# INSTRUCTION
Exactly as written, quote every line that follows, skipping the images.

--

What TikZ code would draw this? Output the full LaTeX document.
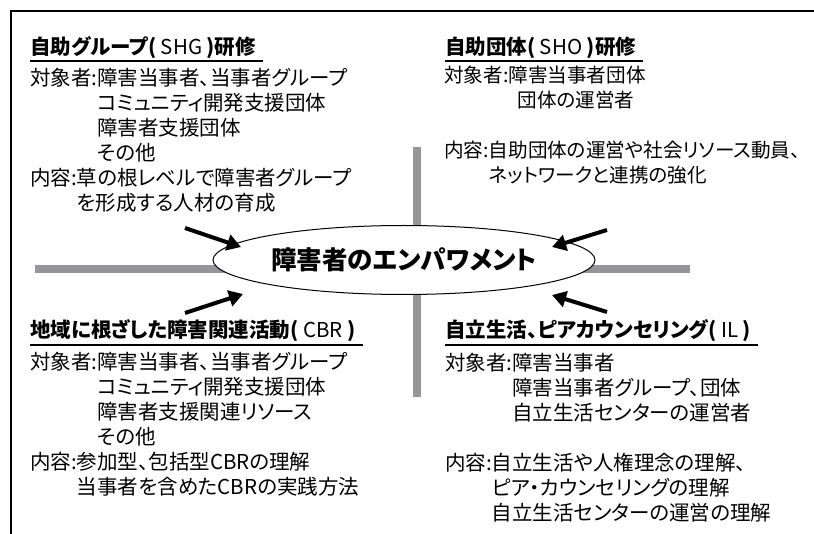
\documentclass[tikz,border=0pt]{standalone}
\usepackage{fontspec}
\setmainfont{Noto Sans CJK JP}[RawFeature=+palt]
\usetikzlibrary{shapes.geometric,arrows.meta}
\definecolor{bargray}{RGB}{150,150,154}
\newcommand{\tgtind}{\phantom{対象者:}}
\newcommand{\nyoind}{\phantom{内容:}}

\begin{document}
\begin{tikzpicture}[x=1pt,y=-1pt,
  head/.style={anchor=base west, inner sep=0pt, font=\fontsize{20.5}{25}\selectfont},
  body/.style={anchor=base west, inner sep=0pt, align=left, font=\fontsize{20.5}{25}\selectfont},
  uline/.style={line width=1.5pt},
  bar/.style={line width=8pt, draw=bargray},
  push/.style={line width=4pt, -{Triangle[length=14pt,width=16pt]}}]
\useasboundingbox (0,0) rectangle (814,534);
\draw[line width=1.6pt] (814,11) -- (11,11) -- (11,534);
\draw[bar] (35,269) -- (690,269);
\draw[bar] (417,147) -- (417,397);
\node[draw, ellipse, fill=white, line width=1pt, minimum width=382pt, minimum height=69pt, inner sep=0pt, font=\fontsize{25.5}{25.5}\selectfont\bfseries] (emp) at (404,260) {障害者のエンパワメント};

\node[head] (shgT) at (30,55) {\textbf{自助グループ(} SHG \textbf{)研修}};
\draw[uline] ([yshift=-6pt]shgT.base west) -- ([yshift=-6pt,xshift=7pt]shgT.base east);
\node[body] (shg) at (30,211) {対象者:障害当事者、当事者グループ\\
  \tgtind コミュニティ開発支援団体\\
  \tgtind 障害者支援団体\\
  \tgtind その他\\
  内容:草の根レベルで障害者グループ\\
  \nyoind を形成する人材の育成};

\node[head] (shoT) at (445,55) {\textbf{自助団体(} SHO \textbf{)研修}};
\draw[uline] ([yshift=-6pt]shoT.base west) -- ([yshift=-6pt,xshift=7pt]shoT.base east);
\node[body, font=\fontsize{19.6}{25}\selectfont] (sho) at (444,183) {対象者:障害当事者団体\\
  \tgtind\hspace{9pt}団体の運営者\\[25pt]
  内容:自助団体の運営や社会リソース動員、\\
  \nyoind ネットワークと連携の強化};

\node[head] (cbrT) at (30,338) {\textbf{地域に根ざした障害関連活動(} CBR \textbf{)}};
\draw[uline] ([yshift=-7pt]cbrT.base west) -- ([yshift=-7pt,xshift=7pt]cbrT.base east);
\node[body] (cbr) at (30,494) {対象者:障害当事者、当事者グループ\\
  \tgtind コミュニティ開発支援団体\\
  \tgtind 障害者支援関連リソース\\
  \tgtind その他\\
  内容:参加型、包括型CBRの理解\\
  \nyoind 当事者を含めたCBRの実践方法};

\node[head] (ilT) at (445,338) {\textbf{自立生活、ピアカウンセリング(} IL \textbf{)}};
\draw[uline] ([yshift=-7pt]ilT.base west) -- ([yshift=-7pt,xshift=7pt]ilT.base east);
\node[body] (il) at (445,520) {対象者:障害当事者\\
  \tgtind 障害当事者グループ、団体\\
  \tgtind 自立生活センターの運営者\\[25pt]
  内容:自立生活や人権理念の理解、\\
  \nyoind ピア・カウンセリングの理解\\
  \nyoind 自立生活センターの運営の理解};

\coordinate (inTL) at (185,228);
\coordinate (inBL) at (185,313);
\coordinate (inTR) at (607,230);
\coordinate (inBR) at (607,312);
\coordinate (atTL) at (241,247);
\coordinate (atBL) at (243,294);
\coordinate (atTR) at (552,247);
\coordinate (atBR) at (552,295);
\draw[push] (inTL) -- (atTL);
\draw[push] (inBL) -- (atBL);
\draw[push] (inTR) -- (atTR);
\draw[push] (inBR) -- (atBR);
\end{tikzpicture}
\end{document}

--

# TASK RESPONSE
What TikZ code would draw this? Output the full LaTeX document.
\documentclass[tikz,border=0pt]{standalone}
\usepackage{fontspec}
\setmainfont{Noto Sans CJK JP}[RawFeature=+palt]
\usetikzlibrary{shapes.geometric,arrows.meta}
\definecolor{bargray}{RGB}{150,150,154}
\newcommand{\tgtind}{\phantom{対象者:}}
\newcommand{\nyoind}{\phantom{内容:}}

\begin{document}
\begin{tikzpicture}[x=1pt,y=-1pt,
  head/.style={anchor=base west, inner sep=0pt, font=\fontsize{20.5}{25}\selectfont},
  body/.style={anchor=base west, inner sep=0pt, align=left, font=\fontsize{20.5}{25}\selectfont},
  uline/.style={line width=1.5pt},
  bar/.style={line width=8pt, draw=bargray},
  push/.style={line width=4pt, -{Triangle[length=14pt,width=16pt]}}]
\useasboundingbox (0,0) rectangle (814,534);
\draw[line width=1.6pt] (814,11) -- (11,11) -- (11,534);
\draw[bar] (35,269) -- (690,269);
\draw[bar] (417,147) -- (417,397);
\node[draw, ellipse, fill=white, line width=1pt, minimum width=382pt, minimum height=69pt, inner sep=0pt, font=\fontsize{25.5}{25.5}\selectfont\bfseries] (emp) at (404,260) {障害者のエンパワメント};

\node[head] (shgT) at (30,55) {\textbf{自助グループ(} SHG \textbf{)研修}};
\draw[uline] ([yshift=-6pt]shgT.base west) -- ([yshift=-6pt,xshift=7pt]shgT.base east);
\node[body] (shg) at (30,211) {対象者:障害当事者、当事者グループ\\
  \tgtind コミュニティ開発支援団体\\
  \tgtind 障害者支援団体\\
  \tgtind その他\\
  内容:草の根レベルで障害者グループ\\
  \nyoind を形成する人材の育成};

\node[head] (shoT) at (445,55) {\textbf{自助団体(} SHO \textbf{)研修}};
\draw[uline] ([yshift=-6pt]shoT.base west) -- ([yshift=-6pt,xshift=7pt]shoT.base east);
\node[body, font=\fontsize{19.6}{25}\selectfont] (sho) at (444,183) {対象者:障害当事者団体\\
  \tgtind\hspace{9pt}団体の運営者\\[25pt]
  内容:自助団体の運営や社会リソース動員、\\
  \nyoind ネットワークと連携の強化};

\node[head] (cbrT) at (30,338) {\textbf{地域に根ざした障害関連活動(} CBR \textbf{)}};
\draw[uline] ([yshift=-7pt]cbrT.base west) -- ([yshift=-7pt,xshift=7pt]cbrT.base east);
\node[body] (cbr) at (30,494) {対象者:障害当事者、当事者グループ\\
  \tgtind コミュニティ開発支援団体\\
  \tgtind 障害者支援関連リソース\\
  \tgtind その他\\
  内容:参加型、包括型CBRの理解\\
  \nyoind 当事者を含めたCBRの実践方法};

\node[head] (ilT) at (445,338) {\textbf{自立生活、ピアカウンセリング(} IL \textbf{)}};
\draw[uline] ([yshift=-7pt]ilT.base west) -- ([yshift=-7pt,xshift=7pt]ilT.base east);
\node[body] (il) at (445,520) {対象者:障害当事者\\
  \tgtind 障害当事者グループ、団体\\
  \tgtind 自立生活センターの運営者\\[25pt]
  内容:自立生活や人権理念の理解、\\
  \nyoind ピア・カウンセリングの理解\\
  \nyoind 自立生活センターの運営の理解};

\coordinate (inTL) at (185,228);
\coordinate (inBL) at (185,313);
\coordinate (inTR) at (607,230);
\coordinate (inBR) at (607,312);
\coordinate (atTL) at (241,247);
\coordinate (atBL) at (243,294);
\coordinate (atTR) at (552,247);
\coordinate (atBR) at (552,295);
\draw[push] (inTL) -- (atTL);
\draw[push] (inBL) -- (atBL);
\draw[push] (inTR) -- (atTR);
\draw[push] (inBR) -- (atBR);
\end{tikzpicture}
\end{document}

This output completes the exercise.